══ PROVIDED RECORDS

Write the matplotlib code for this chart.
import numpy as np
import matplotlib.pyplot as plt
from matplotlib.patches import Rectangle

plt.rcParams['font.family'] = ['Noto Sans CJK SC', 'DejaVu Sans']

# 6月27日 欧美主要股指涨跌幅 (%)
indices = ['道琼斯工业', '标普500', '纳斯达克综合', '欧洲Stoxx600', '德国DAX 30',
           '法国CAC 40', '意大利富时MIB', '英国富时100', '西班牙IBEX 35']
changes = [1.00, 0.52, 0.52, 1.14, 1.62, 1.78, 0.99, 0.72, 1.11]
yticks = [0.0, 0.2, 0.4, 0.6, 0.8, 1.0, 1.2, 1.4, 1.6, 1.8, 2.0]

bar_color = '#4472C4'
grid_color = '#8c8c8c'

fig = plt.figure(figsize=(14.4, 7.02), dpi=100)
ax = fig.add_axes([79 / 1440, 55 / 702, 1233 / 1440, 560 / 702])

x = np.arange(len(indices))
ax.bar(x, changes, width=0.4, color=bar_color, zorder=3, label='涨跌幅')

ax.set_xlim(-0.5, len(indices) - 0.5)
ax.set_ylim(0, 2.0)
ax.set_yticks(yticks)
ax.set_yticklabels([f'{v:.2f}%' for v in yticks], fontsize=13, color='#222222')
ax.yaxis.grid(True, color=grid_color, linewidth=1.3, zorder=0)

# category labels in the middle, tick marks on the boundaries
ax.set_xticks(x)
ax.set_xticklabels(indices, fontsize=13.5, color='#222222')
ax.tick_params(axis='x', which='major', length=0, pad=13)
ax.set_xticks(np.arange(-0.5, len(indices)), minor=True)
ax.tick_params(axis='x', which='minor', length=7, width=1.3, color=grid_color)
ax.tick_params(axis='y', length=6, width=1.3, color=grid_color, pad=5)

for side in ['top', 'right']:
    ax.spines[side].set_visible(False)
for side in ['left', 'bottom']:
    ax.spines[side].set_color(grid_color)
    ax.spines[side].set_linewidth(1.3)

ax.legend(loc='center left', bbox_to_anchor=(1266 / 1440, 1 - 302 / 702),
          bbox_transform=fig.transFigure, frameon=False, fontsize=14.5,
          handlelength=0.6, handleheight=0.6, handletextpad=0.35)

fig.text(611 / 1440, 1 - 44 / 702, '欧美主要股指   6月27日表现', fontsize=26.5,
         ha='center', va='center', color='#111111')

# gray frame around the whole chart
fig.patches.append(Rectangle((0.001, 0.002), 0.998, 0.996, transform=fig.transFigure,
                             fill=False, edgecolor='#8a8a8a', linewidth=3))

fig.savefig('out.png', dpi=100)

════
══ PROVIDED RECORDS

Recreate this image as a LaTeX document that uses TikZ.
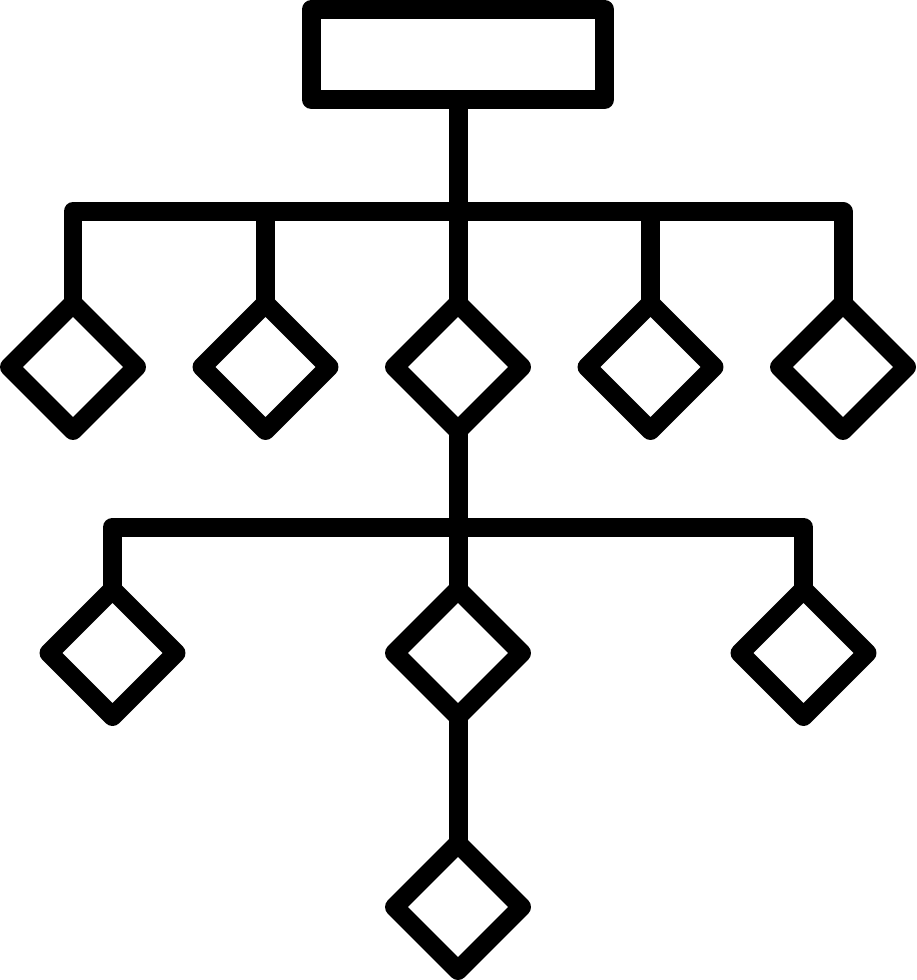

════

Exactly and only the lines from the line with "Write the matplotlib code for this chart." to the line with "color=bar_color, zorder=3, label='涨跌幅')", both included, are to be printed.

[ANSWER TO THIS TASK]:
Write the matplotlib code for this chart.
import numpy as np
import matplotlib.pyplot as plt
from matplotlib.patches import Rectangle

plt.rcParams['font.family'] = ['Noto Sans CJK SC', 'DejaVu Sans']

# 6月27日 欧美主要股指涨跌幅 (%)
indices = ['道琼斯工业', '标普500', '纳斯达克综合', '欧洲Stoxx600', '德国DAX 30',
           '法国CAC 40', '意大利富时MIB', '英国富时100', '西班牙IBEX 35']
changes = [1.00, 0.52, 0.52, 1.14, 1.62, 1.78, 0.99, 0.72, 1.11]
yticks = [0.0, 0.2, 0.4, 0.6, 0.8, 1.0, 1.2, 1.4, 1.6, 1.8, 2.0]

bar_color = '#4472C4'
grid_color = '#8c8c8c'

fig = plt.figure(figsize=(14.4, 7.02), dpi=100)
ax = fig.add_axes([79 / 1440, 55 / 702, 1233 / 1440, 560 / 702])

x = np.arange(len(indices))
ax.bar(x, changes, width=0.4, color=bar_color, zorder=3, label='涨跌幅')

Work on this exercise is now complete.